In this weekly column, art critic Lori Waxman adapts her 60wrd/min project to review work by artists whose practice has been affected by the pandemic. Waxman covers shows that have been cancelled, postponed, shuttered, made remote or opened by limited appointment, as well as art made during quarantine. Reviews are written in the order in which requests are received. This iteration of 60wrd/min is a democratic, good-faith effort to document more of the art making that is happening at a time when much of it is relatively unobserved.
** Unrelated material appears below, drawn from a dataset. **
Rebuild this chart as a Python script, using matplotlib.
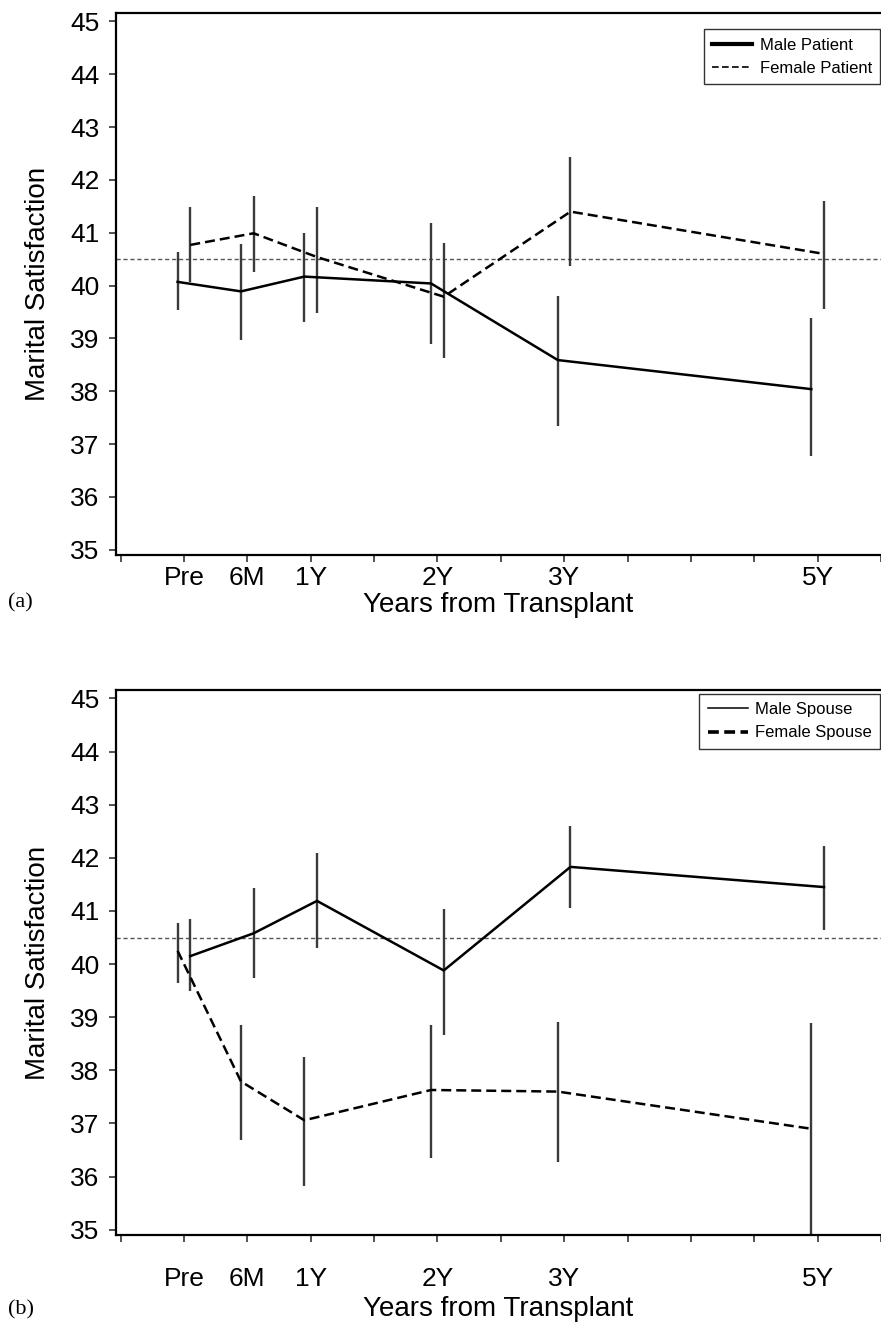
import numpy as np
import matplotlib
matplotlib.use("Agg")
from matplotlib import pyplot as plt
from matplotlib.lines import Line2D

plt.rcParams['font.family'] = ['Liberation Sans', 'DejaVu Sans']

# time points (years from transplant)
years = [0, 0.5, 1, 2, 3, 5]
tick_labels = ["Pre", "6M", "1Y", "2Y", "3Y", "5Y"]
ref_level = 40.5

# (a) patients
male_pat = [40.07, 39.89, 40.17, 40.04, 38.59, 38.04]
male_pat_hi = [40.64, 40.78, 41.00, 41.18, 39.81, 39.38]
male_pat_lo = [39.54, 38.97, 39.32, 38.89, 37.34, 36.78]
fem_pat = [40.77, 40.99, 40.54, 39.79, 41.40, 40.60]
fem_pat_hi = [41.48, 41.70, 41.49, 40.81, 42.44, 41.60]
fem_pat_lo = [40.07, 40.25, 39.49, 38.62, 40.38, 39.55]

# (b) spouses
male_sp = [40.15, 40.58, 41.19, 39.88, 41.83, 41.45]
male_sp_hi = [40.85, 41.43, 42.09, 41.04, 42.60, 42.22]
male_sp_lo = [39.49, 39.73, 40.30, 38.66, 41.05, 40.65]
fem_sp = [40.25, 37.79, 37.06, 37.63, 37.60, 36.90]
fem_sp_hi = [40.78, 38.86, 38.26, 38.86, 38.91, 38.90]
fem_sp_lo = [39.65, 36.68, 35.82, 36.35, 36.28, 34.90]

W, H = 881, 1332
fig = plt.figure(figsize=(W / 100, H / 100), dpi=100)

dash = (0, (4, 2))
dot = (0, (3, 2))
bar_col = "#3a3a3a"


def panel(ax, m, mhi, mlo, f, fhi, flo, m_off, handles, labels, xpad, lpad, leg_y):
    x = np.array(years)
    xm = x + m_off
    xf = x - m_off
    ax.axhline(ref_level, color="#555555", lw=1.0, ls=dot, zorder=1)
    ax.vlines(xm, mlo, mhi, color=bar_col, lw=1.7, zorder=2)
    ax.vlines(xf, flo, fhi, color=bar_col, lw=1.7, zorder=2)
    ax.plot(xm, m, color="black", lw=1.8, zorder=3)
    ax.plot(xf, f, color="black", lw=1.8, ls=dash, zorder=3)

    ax.set_xlim(-0.536, 5.497)
    ax.set_ylim(34.9, 45.16)
    ax.set_yticks(range(35, 46))
    ax.set_xticks(years)
    ax.set_xticklabels(tick_labels)
    ax.set_xticks([-0.5, 1.5, 2.5, 3.5, 4, 4.5, 5.5], minor=True)
    ax.tick_params(axis="both", which="both", direction="out", length=5,
                   width=1.2, labelsize=19, color="#333333")
    ax.tick_params(axis="x", pad=xpad)
    ax.tick_params(axis="y", pad=7)
    for s in ["left", "bottom", "top"]:
        ax.spines[s].set_linewidth(1.6)
    ax.spines["right"].set_visible(False)
    ax.set_xlabel("Years from Transplant", fontsize=20, labelpad=lpad)
    ax.set_ylabel("Marital Satisfaction", fontsize=20, labelpad=14)
    leg = ax.legend(handles, labels, loc="upper right", bbox_to_anchor=(0.999, leg_y),
                    borderaxespad=0, fontsize=12, frameon=True, fancybox=False,
                    handlelength=2.4, handletextpad=0.45, borderpad=0.5,
                    labelspacing=0.5)
    leg.get_frame().set_edgecolor("black")
    leg.get_frame().set_linewidth(1.0)


ax1 = fig.add_axes([116 / W, 1 - 555 / H, (W - 116) / W, 542 / H])
h1 = [Line2D([], [], color="black", lw=3),
      Line2D([], [], color="black", lw=1.2, ls=(0, (4, 2)))]
panel(ax1, male_pat, male_pat_hi, male_pat_lo, fem_pat, fem_pat_hi, fem_pat_lo,
      -0.05, h1, ["Male Patient", "Female Patient"], 3, 1, 0.97)

ax2 = fig.add_axes([116 / W, 1 - 1235 / H, (W - 116) / W, 545 / H])
h2 = [Line2D([], [], color="black", lw=1.1),
      Line2D([], [], color="black", lw=2.6, ls=(0, (3, 1.5)))]
panel(ax2, male_sp, male_sp_hi, male_sp_lo, fem_sp, fem_sp_hi, fem_sp_lo,
      0.05, h2, ["Male Spouse", "Female Spouse"], 18, 4, 0.993)

fig.text(8 / W, 1 - 603 / H, "(a)", fontsize=16, family=["Liberation Serif"], va="center")
fig.text(8 / W, 1 - 1310 / H, "(b)", fontsize=16, family=["Liberation Serif"], va="center")

fig.savefig("out.png", dpi=100)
When wrapped around bodies, wool promises warmth and dryness in even the most awful weather. In the hands of Cynthia O’Hern, a master of felting, it proves capable of confronting other sorts of human trials. O’Hern mattes wool fibers together to create realistic nudes so palpably tangled with nerves and sinews, so viscerally mottled in shades of bruise, as to seem nearly skinless. Two of her larger-than-life-size tapestries, on view earlier this fall in Threads Laid Bare, a group exhibition at Drake University’s Anderson Gallery in Des Moines, offer little comfort but plenty of raw honesty. In “The H(a)unch,” a woman squats with her back to us, her spine and ribs painfully articulated, her pose a defiant combination of primal and professional. In “Sensing the Flux,” a bust of a woman grips her chin, gnashes her teeth, and bulges her eyes in a state of terrifying anxiety. No surprise that it was made in 2020.
—2020-11-30 2:17 PM
When the pandemic forced New York’s Lesley Heller Gallery to permanently shutter this spring after twenty-five years of existence, the exhibition that closed with it, unseen, was Dana Melamed’s Natural Suspension. Looking at images of the artwork meant to have been displayed, the irony of their apocalyptic vision is palpable. A series of drawings from 2018 use acrylic, ink and clay to fill sheets of paper with brutal, sprawling tangles at once arboreal and human, as if mammoth thorny brambles were also diseased lungs, flayed flesh and spindly bones. Ochre washes add an earthy dimensionality, a breath of aliveness, though not necessarily a human one. Three small sculptures, carved from cholla wood, weave endless stairways around dry and leafless trees, dense with shaggy bark. Their bareness disheartens, but in being foreboding they are not unmagical. The ills of nature entwine with the illnesses of humanity, and we are all now suspended.
—2020-12-02 1:15 PM
Fête Galante, a group exhibition curated by Gwendolyn Zabicki and shown recently at Heaven Gallery, is peculiarly timed. Certainly, it’s poignant in this era of social distancing to contemplate our temporary inability to safely party together indoors and out, but most of these paintings—gorgeous and colorful to a one—offer up festive pleasures of which even Dr. Fauci would approve. Karen Azarnia’s glowing, washy “Yellow Lily” has nary a person in sight. The erotic shenanigans got up to by the pair in Katarina Janeckova’s loosely brushed “Power Couple” are less orgiastic than domestic. The deliciously thick swirls of paint in three floral pictures by Tess Michalik can be consumed solo, like frosting roses on a cake. Kelly Neibert’s “Stormy on a Floral Chair” is no picture of a crush perched on a bar stool; it’s a grey tabby curled up amid dizzying swirls of tapestry, a can of Old Style just visible at the rear. That hottie in the cowboy hat, plaid shirt and diamond earring, posed against a hot-pink ground in Greta Waller’s tight little oil portrait? Probably a Zoom date. The largest picture, Sophie Treppendahl’s picnic, complete with charmingly naïve watermelon slices and cheese plates atop a checkered blanket, frames its two guests at opposite edges of the six-foot-wide canvas. Shindigs for our times, indeed.